Now the Standard Model rests on an even more general type of gauge symmetry. Already in the 1940ies Heisenberg discovered that one an describe also observed symmetries among particles with help of group theory. In his case he took the proton and the neutron which have (almost) the same mass as one and the same particle but just carrying another quantum number (called isospin). Thus he took proton and neutron as a isospin 1/2 doublet, i.e., the two eigenstates of the isospin-z component (with isospin +1/2 for the proton and isospin -1/2 for the neutron). As long as you consider only the strong interaction in scattering processes the isospin is (approximately) conserved.

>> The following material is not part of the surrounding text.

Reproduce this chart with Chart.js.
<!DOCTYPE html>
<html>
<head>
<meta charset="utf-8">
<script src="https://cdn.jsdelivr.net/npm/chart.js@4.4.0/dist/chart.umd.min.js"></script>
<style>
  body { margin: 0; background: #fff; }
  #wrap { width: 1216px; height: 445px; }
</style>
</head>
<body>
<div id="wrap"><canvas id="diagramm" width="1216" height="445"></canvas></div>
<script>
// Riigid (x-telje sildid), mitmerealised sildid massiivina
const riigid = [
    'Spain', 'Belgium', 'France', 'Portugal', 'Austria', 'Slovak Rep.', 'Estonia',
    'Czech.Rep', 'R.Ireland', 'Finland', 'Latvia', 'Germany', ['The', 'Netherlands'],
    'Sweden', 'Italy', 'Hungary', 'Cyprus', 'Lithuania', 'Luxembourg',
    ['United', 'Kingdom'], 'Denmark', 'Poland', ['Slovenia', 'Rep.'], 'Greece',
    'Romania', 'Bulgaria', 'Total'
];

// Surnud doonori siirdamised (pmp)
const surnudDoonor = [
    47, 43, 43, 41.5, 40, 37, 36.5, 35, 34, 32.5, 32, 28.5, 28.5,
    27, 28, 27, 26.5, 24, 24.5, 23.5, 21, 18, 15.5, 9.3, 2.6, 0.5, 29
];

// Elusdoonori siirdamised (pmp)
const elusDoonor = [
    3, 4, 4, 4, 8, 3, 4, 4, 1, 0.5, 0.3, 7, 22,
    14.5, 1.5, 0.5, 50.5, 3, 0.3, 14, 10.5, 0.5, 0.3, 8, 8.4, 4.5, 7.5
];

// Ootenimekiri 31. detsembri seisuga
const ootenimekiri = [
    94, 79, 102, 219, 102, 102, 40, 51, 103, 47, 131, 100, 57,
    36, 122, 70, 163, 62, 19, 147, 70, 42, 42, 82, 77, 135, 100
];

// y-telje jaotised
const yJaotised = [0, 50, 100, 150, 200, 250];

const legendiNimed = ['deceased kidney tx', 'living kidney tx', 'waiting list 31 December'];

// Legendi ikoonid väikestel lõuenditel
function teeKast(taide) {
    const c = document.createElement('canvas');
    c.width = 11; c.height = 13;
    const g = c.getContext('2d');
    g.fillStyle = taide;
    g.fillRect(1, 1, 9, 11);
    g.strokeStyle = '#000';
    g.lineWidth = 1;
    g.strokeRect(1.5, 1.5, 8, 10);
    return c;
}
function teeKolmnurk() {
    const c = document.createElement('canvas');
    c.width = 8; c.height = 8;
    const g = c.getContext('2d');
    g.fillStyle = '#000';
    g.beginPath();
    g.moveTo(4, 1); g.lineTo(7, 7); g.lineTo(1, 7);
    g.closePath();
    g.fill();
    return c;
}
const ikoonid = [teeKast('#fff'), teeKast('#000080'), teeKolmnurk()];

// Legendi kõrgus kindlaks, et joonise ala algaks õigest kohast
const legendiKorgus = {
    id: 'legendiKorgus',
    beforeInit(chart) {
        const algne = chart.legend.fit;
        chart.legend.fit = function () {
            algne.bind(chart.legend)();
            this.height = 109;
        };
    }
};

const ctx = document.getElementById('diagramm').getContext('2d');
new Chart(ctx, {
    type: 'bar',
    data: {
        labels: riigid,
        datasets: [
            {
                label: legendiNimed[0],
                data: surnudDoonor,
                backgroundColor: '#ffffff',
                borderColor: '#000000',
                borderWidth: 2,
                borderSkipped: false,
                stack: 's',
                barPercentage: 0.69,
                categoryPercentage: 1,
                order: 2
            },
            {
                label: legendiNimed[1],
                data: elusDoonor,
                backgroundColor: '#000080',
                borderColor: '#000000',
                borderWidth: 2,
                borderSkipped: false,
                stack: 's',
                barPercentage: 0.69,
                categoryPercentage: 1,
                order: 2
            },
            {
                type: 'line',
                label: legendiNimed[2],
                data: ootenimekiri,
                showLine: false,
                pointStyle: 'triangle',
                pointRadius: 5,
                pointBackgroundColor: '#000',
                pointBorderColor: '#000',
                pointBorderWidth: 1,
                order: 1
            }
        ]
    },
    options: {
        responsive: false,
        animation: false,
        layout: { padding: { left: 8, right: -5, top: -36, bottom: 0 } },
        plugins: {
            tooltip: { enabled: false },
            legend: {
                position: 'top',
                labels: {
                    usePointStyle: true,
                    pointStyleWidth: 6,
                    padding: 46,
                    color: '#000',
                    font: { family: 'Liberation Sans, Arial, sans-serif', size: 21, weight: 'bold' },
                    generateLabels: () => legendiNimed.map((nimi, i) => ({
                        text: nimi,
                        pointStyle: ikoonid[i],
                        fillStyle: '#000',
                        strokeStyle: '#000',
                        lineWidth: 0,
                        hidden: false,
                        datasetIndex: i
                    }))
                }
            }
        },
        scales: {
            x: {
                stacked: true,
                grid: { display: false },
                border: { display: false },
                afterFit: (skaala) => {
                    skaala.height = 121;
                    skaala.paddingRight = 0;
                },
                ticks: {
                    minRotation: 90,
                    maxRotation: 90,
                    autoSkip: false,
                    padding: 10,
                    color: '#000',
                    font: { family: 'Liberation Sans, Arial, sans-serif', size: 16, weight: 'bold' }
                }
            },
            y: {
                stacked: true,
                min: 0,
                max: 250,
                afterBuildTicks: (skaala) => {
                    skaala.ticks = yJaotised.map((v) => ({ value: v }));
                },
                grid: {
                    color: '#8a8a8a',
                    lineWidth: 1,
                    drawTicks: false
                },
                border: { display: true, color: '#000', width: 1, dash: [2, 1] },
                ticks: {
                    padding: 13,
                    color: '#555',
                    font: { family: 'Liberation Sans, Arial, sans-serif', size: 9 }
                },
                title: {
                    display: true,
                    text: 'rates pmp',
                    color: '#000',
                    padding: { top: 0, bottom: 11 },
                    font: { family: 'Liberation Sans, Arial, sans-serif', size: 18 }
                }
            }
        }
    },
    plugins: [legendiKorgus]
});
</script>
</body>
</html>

Then Yang and Mills had the brillant idea to ask what happens, if you "gauge" such non-Abelian symmetries (in this case under the isospin group SU(2)). "Gauging" means you assume that a global symmetry (you can rotate only with a constant SU(2) transformation in isospin space, but not locally, because the field theory contains derivatives which by themselves do not lead to simple transformation laws for the field derivatives when the SU(2) transformation is made space-time dependent) becomes global. It turns out that you can make a global symmetry of this kind a local symmetry by introducing appropriate vector fields, the gauge bosons of this symmetry. Although the original Yang-Mills model was not successful in describing the strong interactions, the gauge models turned out to be the key to build the Standard Model.

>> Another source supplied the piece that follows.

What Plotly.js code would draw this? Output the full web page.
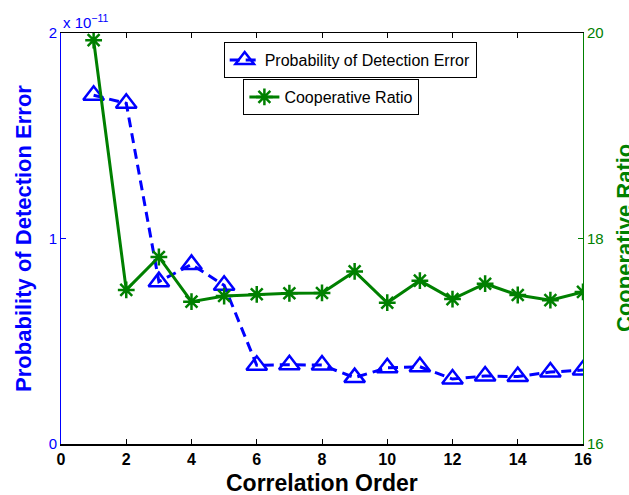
<!DOCTYPE html>
<html>
<head>
<meta charset="utf-8">
<script src="https://cdn.plot.ly/plotly-3.0.1.min.js"></script>
<style>html,body{margin:0;padding:0;background:#fff;}#chart{width:629px;height:495px;}</style>
</head>
<body>
<div id="chart"></div>
<script>
// Data
const correlationOrder = [1,2,3,4,5,6,7,8,9,10,11,12,13,14,15,16];
// Probability of detection error, in units of 1e-11
const probErrorE11 = [1.697,1.658,0.79,0.874,0.772,0.383,0.386,0.384,0.323,0.371,0.376,0.316,0.331,0.328,0.35,0.36];
const cooperativeRatio = [19.93,17.50,17.82,17.385,17.44,17.457,17.467,17.47,17.68,17.375,17.59,17.41,17.56,17.45,17.40,17.48];
const xTicks = [0,2,4,6,8,10,12,14,16];
const leftTicks = [0,1,2];
const rightTicks = [16,18,20];

const BLUE = '#0000ff';
const GREEN = '#008000';
const FONT = 'Liberation Sans, Arial, Helvetica, sans-serif';

const traces = [
  {
    x: correlationOrder, y: probErrorE11,
    name: 'Probability of Detection Error',
    type: 'scatter', mode: 'lines+markers',
    line: {color: BLUE, width: 3, dash: '10px,6px'},
    marker: {symbol: 'triangle-up-open', size: 18, color: BLUE, line: {color: BLUE, width: 2.5}},
    xaxis: 'x', yaxis: 'y', legend: 'legend'
  },
  {
    x: correlationOrder, y: cooperativeRatio,
    name: 'Cooperative Ratio',
    type: 'scatter', mode: 'lines+markers',
    line: {color: GREEN, width: 3},
    marker: {symbol: 'asterisk-open', size: 14, color: GREEN, line: {color: GREEN, width: 2.5}},
    xaxis: 'x', yaxis: 'y2', legend: 'legend2'
  }
];

const layout = {
  width: 629, height: 495,
  margin: {l: 61, r: 46, t: 33, b: 51},
  paper_bgcolor: '#fff', plot_bgcolor: '#fff',
  font: {family: FONT, size: 14, color: '#000'},
  showlegend: true,
  xaxis: {
    range: [0, 16], tickvals: xTicks, ticktext: xTicks.map(String),
    showline: true, linecolor: '#000', linewidth: 1.5, mirror: 'ticks',
    ticks: 'inside', ticklen: 5, tickcolor: '#000', tickwidth: 1,
    showgrid: false, zeroline: false,
    tickfont: {family: FONT, size: 16, color: '#000', weight: 'bold'}
  },
  yaxis: {
    range: [0, 2], tickvals: leftTicks, ticktext: leftTicks.map(String),
    showline: true, linecolor: BLUE, linewidth: 1,
    ticks: 'inside', ticklen: 5, tickcolor: BLUE,
    showgrid: false, zeroline: false,
    tickfont: {family: FONT, size: 15, color: BLUE},
    title: {text: 'Probability of Detection Error', font: {family: FONT, size: 22, color: BLUE, weight: 'bold'}, standoff: 10}
  },
  yaxis2: {
    range: [16, 20], tickvals: rightTicks, ticktext: rightTicks.map(String),
    overlaying: 'y', side: 'right', anchor: 'x',
    showline: true, linecolor: GREEN, linewidth: 1,
    ticks: 'inside', ticklen: 5, tickcolor: GREEN,
    showgrid: false, zeroline: false,
    tickfont: {family: FONT, size: 15, color: GREEN}
  },
  legend: {
    x: 0.554, y: 0.978, xanchor: 'center', yanchor: 'top',
    bgcolor: '#fff', bordercolor: '#000', borderwidth: 1,
    font: {family: FONT, size: 16, color: '#000'}
  },
  legend2: {
    x: 0.518, y: 0.888, xanchor: 'center', yanchor: 'top',
    bgcolor: '#fff', bordercolor: '#000', borderwidth: 1,
    font: {family: FONT, size: 16, color: '#000'}
  },
  annotations: [
    {
      xref: 'paper', yref: 'paper', x: 0, y: 1, xanchor: 'left', yanchor: 'bottom',
      text: 'x 10<sup>\u221211</sup>', showarrow: false,
      font: {family: FONT, size: 15, color: BLUE}
    },
    {
      xref: 'paper', yref: 'paper', x: 0.5, y: 0, xanchor: 'center', yanchor: 'top', yshift: -24,
      text: 'Correlation Order', showarrow: false,
      font: {family: FONT, size: 23, color: '#000', weight: 'bold'}
    },
    {
      xref: 'paper', yref: 'paper', x: 1, y: 0.5, xanchor: 'left', yanchor: 'middle', xshift: 27,
      textangle: -90,
      text: 'Cooperative Ratio', showarrow: false,
      font: {family: FONT, size: 22, color: GREEN, weight: 'bold'}
    }
  ]
};

Plotly.newPlot('chart', traces, layout, {displayModeBar: false, staticPlot: true});
</script>
</body>
</html>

Here it turned out that, contrary to the Abelian case, it is very difficult to give the gauge bosons a mass without distroying local gauge invariance. Only the famous Higgs mechanism could provide such a thing. So still you can make the non-Abelian gauge bosons massive, i.e., there is no real veto for massive vector bosons based on non-Abelian gauge symmetry.
So the short conclusion of this long-wound try to "explain" the masslessness of the photon is: We don't have a better answer than the fact that all empirical observations are to a very high accuracy consistent with the assumption of a massless photon, being described in the standard model as a U(1) gauge theory with the gauge boson assumed to be massless.